__The exercise__
Extract everything from the first line through the line with "const labelShift = [4, 0, 1, 14, 11];", both ends included, except for any pictures.

(Extracted data entries)
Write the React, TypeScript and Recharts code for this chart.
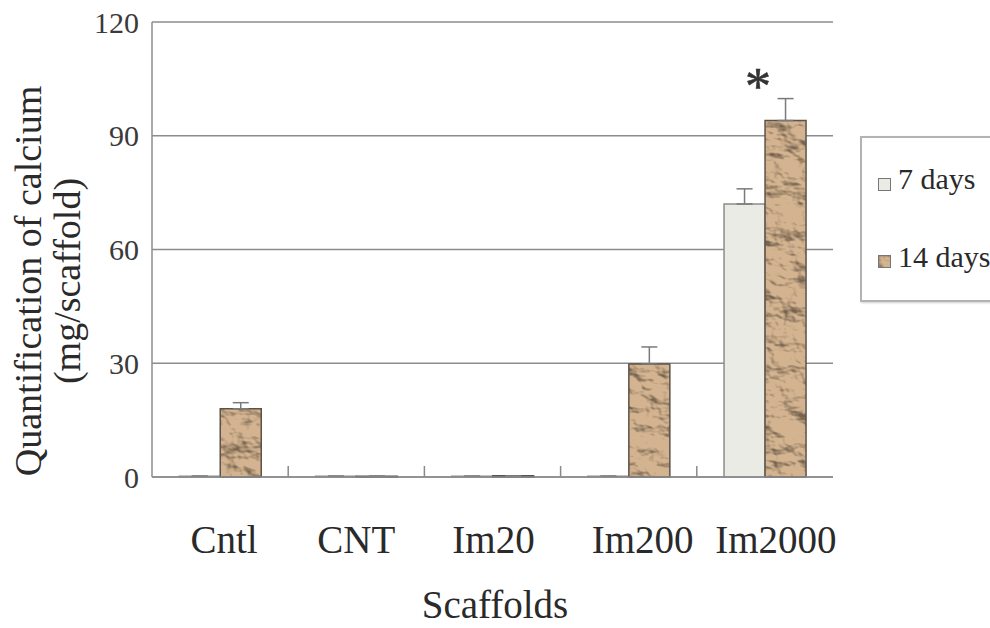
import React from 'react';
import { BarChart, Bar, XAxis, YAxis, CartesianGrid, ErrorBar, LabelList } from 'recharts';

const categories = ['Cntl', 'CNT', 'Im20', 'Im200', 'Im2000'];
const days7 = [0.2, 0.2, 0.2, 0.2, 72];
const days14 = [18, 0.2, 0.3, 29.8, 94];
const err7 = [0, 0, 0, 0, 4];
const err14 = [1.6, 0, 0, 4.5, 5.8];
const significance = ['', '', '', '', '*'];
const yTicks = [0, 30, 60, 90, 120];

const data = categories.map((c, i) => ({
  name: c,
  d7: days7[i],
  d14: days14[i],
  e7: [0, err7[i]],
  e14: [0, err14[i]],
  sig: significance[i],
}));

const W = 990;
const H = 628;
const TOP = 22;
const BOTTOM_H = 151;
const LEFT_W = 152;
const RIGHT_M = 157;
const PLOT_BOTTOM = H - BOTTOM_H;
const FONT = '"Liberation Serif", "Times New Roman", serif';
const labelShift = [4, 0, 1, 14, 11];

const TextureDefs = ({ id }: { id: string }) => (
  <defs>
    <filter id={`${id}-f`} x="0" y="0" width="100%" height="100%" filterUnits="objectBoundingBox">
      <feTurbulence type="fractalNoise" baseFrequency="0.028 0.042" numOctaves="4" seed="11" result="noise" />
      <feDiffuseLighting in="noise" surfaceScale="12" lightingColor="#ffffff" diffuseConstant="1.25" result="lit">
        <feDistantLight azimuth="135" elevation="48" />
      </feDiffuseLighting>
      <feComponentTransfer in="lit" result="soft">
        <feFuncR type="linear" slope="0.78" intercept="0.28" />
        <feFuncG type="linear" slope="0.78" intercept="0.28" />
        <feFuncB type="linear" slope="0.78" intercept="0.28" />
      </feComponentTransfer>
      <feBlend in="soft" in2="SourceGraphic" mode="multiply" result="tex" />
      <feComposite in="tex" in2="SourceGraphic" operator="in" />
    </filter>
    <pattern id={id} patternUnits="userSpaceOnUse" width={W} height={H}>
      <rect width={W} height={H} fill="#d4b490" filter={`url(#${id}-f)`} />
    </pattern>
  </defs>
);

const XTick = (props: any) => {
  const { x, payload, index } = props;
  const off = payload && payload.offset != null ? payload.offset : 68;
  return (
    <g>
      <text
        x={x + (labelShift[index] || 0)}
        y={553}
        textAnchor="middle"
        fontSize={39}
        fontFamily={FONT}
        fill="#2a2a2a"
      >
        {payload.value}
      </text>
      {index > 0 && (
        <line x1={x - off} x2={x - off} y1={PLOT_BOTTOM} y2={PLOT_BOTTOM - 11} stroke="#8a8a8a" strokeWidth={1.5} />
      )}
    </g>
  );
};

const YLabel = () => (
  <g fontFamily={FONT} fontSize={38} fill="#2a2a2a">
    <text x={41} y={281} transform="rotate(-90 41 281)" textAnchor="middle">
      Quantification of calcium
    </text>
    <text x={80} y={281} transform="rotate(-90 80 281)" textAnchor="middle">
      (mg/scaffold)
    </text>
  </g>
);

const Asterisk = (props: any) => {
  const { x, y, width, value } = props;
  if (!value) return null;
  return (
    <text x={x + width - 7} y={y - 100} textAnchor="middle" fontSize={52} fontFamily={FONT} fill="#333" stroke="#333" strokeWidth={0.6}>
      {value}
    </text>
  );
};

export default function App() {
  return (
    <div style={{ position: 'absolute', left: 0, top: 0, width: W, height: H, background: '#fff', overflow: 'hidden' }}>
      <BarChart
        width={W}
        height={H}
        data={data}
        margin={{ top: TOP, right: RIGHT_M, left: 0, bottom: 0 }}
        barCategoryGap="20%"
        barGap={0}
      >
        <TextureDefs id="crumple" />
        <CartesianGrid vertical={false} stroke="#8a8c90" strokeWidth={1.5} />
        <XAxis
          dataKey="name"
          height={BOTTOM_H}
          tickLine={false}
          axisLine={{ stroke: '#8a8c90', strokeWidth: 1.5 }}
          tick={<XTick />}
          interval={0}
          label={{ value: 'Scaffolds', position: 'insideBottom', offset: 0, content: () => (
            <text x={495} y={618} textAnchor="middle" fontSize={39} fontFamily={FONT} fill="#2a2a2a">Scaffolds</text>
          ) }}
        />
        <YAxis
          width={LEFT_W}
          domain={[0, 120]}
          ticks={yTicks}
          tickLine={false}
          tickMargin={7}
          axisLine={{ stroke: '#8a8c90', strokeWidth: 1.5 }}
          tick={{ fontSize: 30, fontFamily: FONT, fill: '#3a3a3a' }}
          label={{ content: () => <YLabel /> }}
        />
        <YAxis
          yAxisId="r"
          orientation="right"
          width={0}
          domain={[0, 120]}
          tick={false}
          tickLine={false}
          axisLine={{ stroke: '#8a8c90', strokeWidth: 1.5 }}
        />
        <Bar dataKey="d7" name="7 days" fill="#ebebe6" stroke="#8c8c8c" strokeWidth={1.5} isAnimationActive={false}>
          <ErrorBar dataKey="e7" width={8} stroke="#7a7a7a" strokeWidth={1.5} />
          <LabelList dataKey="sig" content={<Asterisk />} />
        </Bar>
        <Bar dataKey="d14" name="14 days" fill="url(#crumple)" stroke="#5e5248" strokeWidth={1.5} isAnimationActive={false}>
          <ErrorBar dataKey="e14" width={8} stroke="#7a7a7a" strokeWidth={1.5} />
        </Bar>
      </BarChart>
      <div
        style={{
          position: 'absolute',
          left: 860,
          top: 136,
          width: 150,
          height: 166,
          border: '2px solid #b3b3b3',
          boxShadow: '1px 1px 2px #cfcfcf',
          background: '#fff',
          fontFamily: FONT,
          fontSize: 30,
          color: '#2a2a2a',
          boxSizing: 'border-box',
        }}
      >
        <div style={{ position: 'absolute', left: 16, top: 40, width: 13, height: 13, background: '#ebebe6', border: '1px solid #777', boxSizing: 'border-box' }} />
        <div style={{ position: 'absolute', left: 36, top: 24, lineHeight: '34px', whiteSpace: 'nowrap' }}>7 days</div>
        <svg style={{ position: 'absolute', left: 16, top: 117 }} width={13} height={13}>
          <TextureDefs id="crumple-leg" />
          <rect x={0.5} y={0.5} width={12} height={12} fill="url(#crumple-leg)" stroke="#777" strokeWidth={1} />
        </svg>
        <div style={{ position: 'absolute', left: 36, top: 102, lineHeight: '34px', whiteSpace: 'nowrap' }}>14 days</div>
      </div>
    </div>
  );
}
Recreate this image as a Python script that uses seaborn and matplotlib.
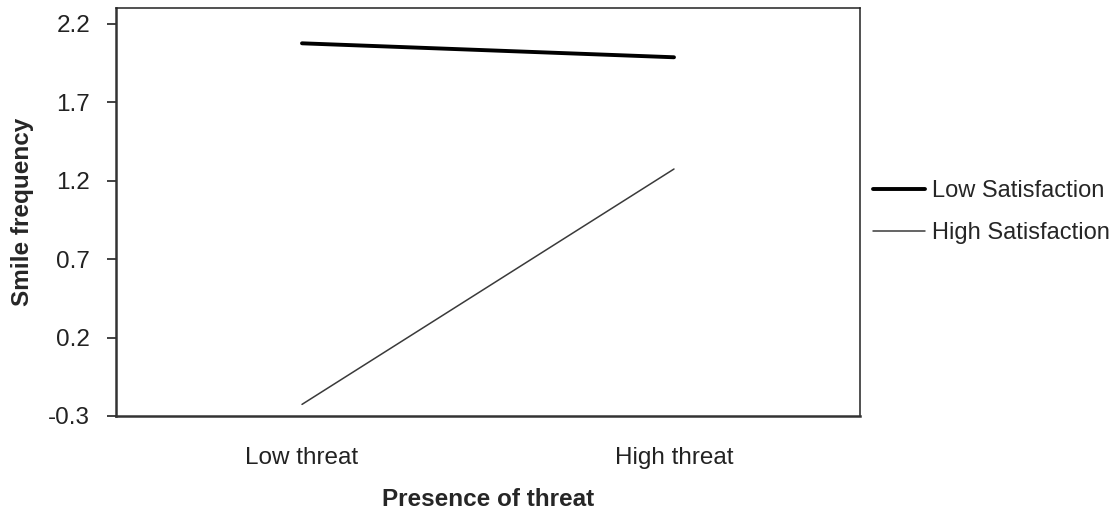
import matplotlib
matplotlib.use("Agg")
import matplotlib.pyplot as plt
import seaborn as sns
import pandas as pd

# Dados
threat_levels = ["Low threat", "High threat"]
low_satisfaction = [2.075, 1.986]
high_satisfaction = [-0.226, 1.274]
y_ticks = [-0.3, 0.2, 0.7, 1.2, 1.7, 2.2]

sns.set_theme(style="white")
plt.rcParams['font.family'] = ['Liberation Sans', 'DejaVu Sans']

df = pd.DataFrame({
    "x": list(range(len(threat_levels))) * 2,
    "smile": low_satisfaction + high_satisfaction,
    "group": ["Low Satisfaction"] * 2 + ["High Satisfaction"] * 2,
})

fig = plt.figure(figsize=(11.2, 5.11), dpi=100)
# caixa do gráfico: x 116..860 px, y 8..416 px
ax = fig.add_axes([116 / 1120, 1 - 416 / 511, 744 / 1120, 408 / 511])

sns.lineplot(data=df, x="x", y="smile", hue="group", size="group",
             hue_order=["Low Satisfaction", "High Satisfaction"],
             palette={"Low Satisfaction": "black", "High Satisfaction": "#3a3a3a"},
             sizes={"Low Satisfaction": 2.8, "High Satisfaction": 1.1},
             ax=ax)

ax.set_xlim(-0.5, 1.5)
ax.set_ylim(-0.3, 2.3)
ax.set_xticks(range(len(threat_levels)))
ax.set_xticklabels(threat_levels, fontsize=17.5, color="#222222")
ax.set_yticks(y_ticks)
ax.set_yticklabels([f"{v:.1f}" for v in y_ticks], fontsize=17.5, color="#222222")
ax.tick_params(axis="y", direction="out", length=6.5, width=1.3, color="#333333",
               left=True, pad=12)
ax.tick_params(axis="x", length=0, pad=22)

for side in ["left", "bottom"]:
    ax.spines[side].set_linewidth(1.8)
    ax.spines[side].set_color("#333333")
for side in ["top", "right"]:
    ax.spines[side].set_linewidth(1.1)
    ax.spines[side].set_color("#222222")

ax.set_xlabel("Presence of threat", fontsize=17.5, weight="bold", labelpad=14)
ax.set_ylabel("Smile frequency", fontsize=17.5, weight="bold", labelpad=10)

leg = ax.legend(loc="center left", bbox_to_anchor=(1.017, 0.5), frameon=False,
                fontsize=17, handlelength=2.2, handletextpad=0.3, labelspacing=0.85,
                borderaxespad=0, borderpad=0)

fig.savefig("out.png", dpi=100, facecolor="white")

__Task response__
Write the React, TypeScript and Recharts code for this chart.
import React from 'react';
import { BarChart, Bar, XAxis, YAxis, CartesianGrid, ErrorBar, LabelList } from 'recharts';

const categories = ['Cntl', 'CNT', 'Im20', 'Im200', 'Im2000'];
const days7 = [0.2, 0.2, 0.2, 0.2, 72];
const days14 = [18, 0.2, 0.3, 29.8, 94];
const err7 = [0, 0, 0, 0, 4];
const err14 = [1.6, 0, 0, 4.5, 5.8];
const significance = ['', '', '', '', '*'];
const yTicks = [0, 30, 60, 90, 120];

const data = categories.map((c, i) => ({
  name: c,
  d7: days7[i],
  d14: days14[i],
  e7: [0, err7[i]],
  e14: [0, err14[i]],
  sig: significance[i],
}));

const W = 990;
const H = 628;
const TOP = 22;
const BOTTOM_H = 151;
const LEFT_W = 152;
const RIGHT_M = 157;
const PLOT_BOTTOM = H - BOTTOM_H;
const FONT = '"Liberation Serif", "Times New Roman", serif';
const labelShift = [4, 0, 1, 14, 11];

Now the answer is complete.